FWIW, even though PostGIS is pretty great, if your use-case is primarily offline analysis and you don't need the data to be permanently accessible or writable, consider not using a database at all. You can do a lot, a lot faster with e.g. https://shapely.readthedocs.io/en/stable/manual.html and/or https://geopandas.org/.
Ultimately for spatial functions both PostGIS and Shapely/Geopandas are using GEOS as the base library, so neither are 'a lot faster' for analysis at a fundamental level. Lots of queries to a database brings some speed loss but this isn't necessary for the vast majority of use cases. OTOH PostGIS is in many cases much more finely tuned than shapely/geopandas for speed, scale and parallelisation (it is a much more highly maintained library) so can actually be faster.
Functionality is a different thing. PostGIS has a lot more baked in functionality than shapely. But shapely/geopandas exposes the depth of python and its libraries which allow much more extensive customisation of how to work with data.

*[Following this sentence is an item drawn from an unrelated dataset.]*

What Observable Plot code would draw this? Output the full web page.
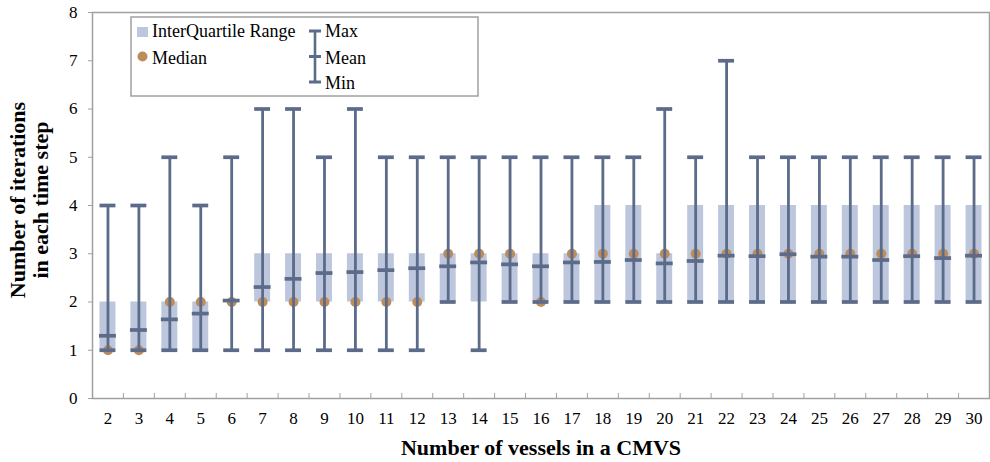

Lots of tradeoffs and overlapping use cases - I just wanted to add some depth to this discussion.
Yes, even for on-disk read-only use cases, shapefiles are almost always much faster. Overhead from serialization, network, etc often dominates the performance of GIS.
I'd argue that being able to use sql to more easily combine ans filter datasets, including non-geospatial ones is still very useful in the circumstances you described.
Not really, combining datasets in (Geo)Pandas is very straightforward, including spatial joins: https://geopandas.org/docs/user_guide/mergingdata.html#spati... Of course, it's all a matter of personal preference, but I have used both PostGIS and GeoPandas extensively.
I'm not sure what 'a lot faster' really means in this context.
Honestly, I've found using Spatialite queries to be orders of magnitude faster for analysis than shapely or geopandas. The latter typically imply row-by-row selection and manipulation for starters.
If you can wrangle the data into a geopackage first it's super easy to run queries over the data and extract what you need.
Faster both in terms of querying and in terms of doing the kind of analysis you want and getting the answers you need.
Of course, happy to acknowledge that different tools might work better in different scenarios. For example, I suspect that speed of querying is really just due to the data being in memory so if you can configure Spatialite or PostGIS to do the same, I certainly wouldn't be surprised if you say you can do even better.
But for one-off analyses, it's common to spend a lot of time just getting your data into the right shape, doing various manipulations, perhaps even wrangling the geometries. For that, working entirely within SQL is frustrating as heck. For example, I did an analysis on flight paths over heavily populated areas once, which involved turning infrequent point locations with gaps in the data into a smooth interpolated flight path. That's easy if you have numpy and scipy at your disposal, otherwise it's not. Another analysis involved estimating housing prices in neighborhoods without any recent sales, from prices in adjacent neighborhoods with sales, and again it's easy to code up an algorithm to fill the gaps or to run a geostatistical analysis that can impute the missing values, but not if all you have is SQL, or if you have to constantly do roundtrips between database and code.
I mention all this not to start an argument, but simply because when I first started doing GIS work, I was very confused about what the right tools and workflow were, and once I embraced projections (vs. working directly with spheroids) and in-memory analysis in Python, my productivity went way up. If other people find themselves in the same scenario, they owe it to themselves to try out both approaches to see what works best for them.
Mostly yes, though you can wing it a little bit by relying on swap and/or doing any big filtering operations up front. In my work, it's never been a problem, because you can cram a lot of data into 16 GB, millions of big polygons and metadata. Note also that textual formats like GeoJSON or WKT are incredibly wasteful of space because all coordinates are encoded as characters instead of floats or integers, whereas the in-memory representation is much smaller, so even huge source files are likely to fit in memory just fine. But judging by the sibling comments it does look like it's a limitation for some.